Yes, this would be failing for the same reason (didn't test it). The mutations are operating on different Array variables, but they start off sharing the same storage, and that means we can get into the same situation where one queue thinks it can modify the storage in place while another queue is still copying the initial contents.

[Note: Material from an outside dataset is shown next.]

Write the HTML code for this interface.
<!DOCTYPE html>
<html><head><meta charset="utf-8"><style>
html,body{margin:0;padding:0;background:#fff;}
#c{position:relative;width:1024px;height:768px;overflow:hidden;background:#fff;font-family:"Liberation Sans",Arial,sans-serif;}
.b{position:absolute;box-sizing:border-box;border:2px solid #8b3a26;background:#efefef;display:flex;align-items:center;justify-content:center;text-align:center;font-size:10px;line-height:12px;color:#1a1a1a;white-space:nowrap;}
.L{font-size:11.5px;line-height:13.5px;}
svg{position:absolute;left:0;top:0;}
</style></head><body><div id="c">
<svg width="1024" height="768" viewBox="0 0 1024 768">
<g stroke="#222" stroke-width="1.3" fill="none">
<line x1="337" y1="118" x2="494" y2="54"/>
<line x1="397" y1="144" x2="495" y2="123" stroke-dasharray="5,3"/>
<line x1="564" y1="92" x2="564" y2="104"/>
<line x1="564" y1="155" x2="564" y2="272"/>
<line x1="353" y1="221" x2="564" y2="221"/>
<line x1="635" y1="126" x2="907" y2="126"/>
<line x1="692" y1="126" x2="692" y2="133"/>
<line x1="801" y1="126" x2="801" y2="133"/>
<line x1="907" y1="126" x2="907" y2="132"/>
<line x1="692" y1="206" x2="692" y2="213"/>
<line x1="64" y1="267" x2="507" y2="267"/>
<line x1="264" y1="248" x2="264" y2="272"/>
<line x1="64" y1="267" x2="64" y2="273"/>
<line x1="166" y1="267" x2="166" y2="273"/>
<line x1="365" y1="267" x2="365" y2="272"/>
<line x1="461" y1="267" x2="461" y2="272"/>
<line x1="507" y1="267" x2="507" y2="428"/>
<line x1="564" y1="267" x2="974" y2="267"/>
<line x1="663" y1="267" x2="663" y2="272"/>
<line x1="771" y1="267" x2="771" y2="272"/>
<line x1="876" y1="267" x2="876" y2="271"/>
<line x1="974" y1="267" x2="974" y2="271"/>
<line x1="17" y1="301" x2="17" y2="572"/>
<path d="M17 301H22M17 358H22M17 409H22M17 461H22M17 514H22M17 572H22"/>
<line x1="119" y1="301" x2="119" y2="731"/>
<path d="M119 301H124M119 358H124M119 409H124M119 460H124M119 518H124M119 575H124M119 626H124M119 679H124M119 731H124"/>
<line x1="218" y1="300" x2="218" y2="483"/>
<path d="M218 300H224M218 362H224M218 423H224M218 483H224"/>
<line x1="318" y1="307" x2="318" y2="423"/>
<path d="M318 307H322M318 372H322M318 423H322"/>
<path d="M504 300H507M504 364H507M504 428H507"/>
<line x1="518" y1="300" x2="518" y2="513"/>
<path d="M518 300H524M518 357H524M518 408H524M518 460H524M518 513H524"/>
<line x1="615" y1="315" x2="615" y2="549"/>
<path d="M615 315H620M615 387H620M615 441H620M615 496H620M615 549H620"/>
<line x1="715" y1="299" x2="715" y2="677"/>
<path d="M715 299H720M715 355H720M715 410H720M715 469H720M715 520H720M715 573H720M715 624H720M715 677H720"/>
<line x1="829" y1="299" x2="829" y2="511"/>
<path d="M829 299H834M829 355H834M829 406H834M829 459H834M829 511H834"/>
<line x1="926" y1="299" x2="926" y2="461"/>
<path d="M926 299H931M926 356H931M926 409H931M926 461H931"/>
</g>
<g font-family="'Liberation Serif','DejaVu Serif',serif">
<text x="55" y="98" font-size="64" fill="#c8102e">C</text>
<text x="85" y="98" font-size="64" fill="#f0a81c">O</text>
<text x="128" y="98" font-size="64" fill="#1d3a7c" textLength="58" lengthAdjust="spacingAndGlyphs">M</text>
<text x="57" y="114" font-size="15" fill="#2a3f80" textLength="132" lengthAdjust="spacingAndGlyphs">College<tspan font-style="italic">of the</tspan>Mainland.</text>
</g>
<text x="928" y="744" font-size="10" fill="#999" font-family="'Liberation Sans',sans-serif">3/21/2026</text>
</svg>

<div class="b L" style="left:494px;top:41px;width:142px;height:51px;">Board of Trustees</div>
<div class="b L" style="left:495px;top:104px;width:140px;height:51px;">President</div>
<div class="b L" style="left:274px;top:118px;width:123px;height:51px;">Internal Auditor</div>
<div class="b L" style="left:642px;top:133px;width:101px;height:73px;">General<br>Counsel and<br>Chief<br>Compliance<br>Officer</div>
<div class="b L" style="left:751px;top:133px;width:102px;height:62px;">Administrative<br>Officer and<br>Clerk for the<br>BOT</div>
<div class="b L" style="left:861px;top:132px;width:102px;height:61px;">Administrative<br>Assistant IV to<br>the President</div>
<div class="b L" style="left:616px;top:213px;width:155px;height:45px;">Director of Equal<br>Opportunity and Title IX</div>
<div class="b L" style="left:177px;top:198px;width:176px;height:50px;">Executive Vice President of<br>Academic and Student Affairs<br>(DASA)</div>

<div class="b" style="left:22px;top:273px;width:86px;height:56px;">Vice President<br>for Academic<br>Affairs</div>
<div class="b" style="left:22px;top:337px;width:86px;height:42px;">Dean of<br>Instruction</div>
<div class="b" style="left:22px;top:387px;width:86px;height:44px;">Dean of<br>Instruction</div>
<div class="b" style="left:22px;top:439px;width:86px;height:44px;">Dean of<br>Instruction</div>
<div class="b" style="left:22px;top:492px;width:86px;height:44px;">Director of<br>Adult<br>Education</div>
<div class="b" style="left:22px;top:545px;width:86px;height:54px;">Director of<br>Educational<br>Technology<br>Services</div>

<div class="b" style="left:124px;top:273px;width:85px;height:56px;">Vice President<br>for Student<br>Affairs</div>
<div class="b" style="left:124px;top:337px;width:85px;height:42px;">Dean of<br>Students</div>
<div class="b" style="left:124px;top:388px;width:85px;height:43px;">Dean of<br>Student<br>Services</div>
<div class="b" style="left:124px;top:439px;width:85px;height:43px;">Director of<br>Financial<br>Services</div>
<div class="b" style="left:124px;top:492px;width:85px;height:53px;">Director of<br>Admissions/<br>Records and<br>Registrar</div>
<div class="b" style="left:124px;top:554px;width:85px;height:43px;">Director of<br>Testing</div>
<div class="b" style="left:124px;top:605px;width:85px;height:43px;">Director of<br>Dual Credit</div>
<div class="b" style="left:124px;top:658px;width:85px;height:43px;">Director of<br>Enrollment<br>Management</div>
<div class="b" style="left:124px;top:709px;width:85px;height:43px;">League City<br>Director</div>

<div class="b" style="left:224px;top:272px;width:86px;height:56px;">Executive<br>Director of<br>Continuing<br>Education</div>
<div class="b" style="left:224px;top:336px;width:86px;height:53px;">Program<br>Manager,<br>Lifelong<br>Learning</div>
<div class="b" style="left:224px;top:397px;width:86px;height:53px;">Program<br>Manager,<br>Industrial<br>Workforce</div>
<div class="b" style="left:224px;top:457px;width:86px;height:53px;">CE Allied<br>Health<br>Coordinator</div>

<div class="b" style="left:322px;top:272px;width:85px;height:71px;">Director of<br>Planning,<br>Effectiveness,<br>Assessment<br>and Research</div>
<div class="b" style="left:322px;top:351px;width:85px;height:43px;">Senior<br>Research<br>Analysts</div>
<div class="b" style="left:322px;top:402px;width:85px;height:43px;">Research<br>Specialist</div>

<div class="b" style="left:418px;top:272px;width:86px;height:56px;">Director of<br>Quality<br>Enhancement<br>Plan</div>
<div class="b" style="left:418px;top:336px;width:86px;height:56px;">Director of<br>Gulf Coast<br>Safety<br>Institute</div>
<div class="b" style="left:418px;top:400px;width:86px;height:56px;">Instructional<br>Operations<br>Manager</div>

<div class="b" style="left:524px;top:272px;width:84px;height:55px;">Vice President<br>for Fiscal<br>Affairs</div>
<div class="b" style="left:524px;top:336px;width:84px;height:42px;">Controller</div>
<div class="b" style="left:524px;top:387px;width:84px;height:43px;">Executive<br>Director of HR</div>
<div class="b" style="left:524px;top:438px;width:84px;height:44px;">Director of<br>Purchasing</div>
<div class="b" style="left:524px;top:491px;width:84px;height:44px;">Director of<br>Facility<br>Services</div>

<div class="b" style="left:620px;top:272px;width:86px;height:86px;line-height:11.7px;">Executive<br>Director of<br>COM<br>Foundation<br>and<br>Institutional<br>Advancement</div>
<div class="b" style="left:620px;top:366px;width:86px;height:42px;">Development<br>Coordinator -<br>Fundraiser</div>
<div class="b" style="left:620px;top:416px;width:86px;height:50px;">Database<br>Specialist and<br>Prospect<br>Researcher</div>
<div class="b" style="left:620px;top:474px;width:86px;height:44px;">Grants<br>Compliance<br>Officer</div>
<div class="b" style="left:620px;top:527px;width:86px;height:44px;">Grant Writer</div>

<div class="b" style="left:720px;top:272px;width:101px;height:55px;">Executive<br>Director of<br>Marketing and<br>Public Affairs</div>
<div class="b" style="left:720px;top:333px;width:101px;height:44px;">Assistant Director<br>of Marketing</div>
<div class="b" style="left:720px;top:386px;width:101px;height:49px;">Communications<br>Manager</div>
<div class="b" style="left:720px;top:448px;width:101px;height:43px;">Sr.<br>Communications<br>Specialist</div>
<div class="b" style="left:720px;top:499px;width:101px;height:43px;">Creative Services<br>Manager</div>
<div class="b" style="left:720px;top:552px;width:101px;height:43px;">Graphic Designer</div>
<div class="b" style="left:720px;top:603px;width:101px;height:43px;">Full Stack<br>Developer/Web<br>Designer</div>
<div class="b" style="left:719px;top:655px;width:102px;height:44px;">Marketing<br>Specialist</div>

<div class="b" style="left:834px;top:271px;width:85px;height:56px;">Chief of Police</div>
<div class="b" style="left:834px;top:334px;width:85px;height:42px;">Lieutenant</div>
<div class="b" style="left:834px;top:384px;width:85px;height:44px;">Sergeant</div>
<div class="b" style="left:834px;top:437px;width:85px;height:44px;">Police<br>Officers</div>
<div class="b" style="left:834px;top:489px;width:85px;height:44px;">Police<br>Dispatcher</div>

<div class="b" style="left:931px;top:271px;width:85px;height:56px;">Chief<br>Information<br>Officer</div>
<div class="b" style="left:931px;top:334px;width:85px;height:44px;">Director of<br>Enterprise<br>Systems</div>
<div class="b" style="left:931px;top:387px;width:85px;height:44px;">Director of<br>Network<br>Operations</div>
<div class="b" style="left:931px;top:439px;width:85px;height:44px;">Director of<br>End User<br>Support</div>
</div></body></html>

I can avoid the race condition to occur by using a capture list:

// Code sample B

var array: [Int] = [1, 2, 3]

let iterations = 1_000_000

q1.async { [array] in
    for i in 0..<iterations {
        var copy = array
        copy.append(i)
    }
}

q2.async { [array] in
    for i in 0..<iterations {
        var copy = array
        copy.append(i)
    }
}

q3.async { [array] in
    for i in 0..<iterations {
        var copy = array
        copy.append(i)
    }
}

for i in 0..<iterations {
    array.append(i)
}

q1.sync {}
q2.sync {}
q3.sync {}
NSLog("done")

or by using a constant copy, which, if I’m not wrong, should behave the same way than the capture list:

// Code sample C

var array: [Int] = [1, 2, 3]

let iterations = 1_000_000

let copy1 = array
q1.async {
    var copy1 = copy1
    for i in 0..<iterations {
        copy1.append(i)
    }
}

let copy2 = array
q2.async {
    var copy2 = copy2
    for i in 0..<iterations {
        copy2.append(i)
    }
}

let copy3 = array
q3.async {
    var copy3 = copy3
    for i in 0..<iterations {
        copy3.append(i)
    }
}

for _ in 0..<iterations {
    array.append(array.count)
}

q1.sync {}
q2.sync {}
q3.sync {}
NSLog("done")

Yep, these two are equivalent, at least as far as this issue goes. This dodges the issue because the capture or the 'let' keeps an extra reference to the original array at all times, meaning that none of the mutations are ever done in-place.

Thank you again for catching this! (It's also possible we've already fixed it on master, but it's still worth having a bug report so we can add a regression test.)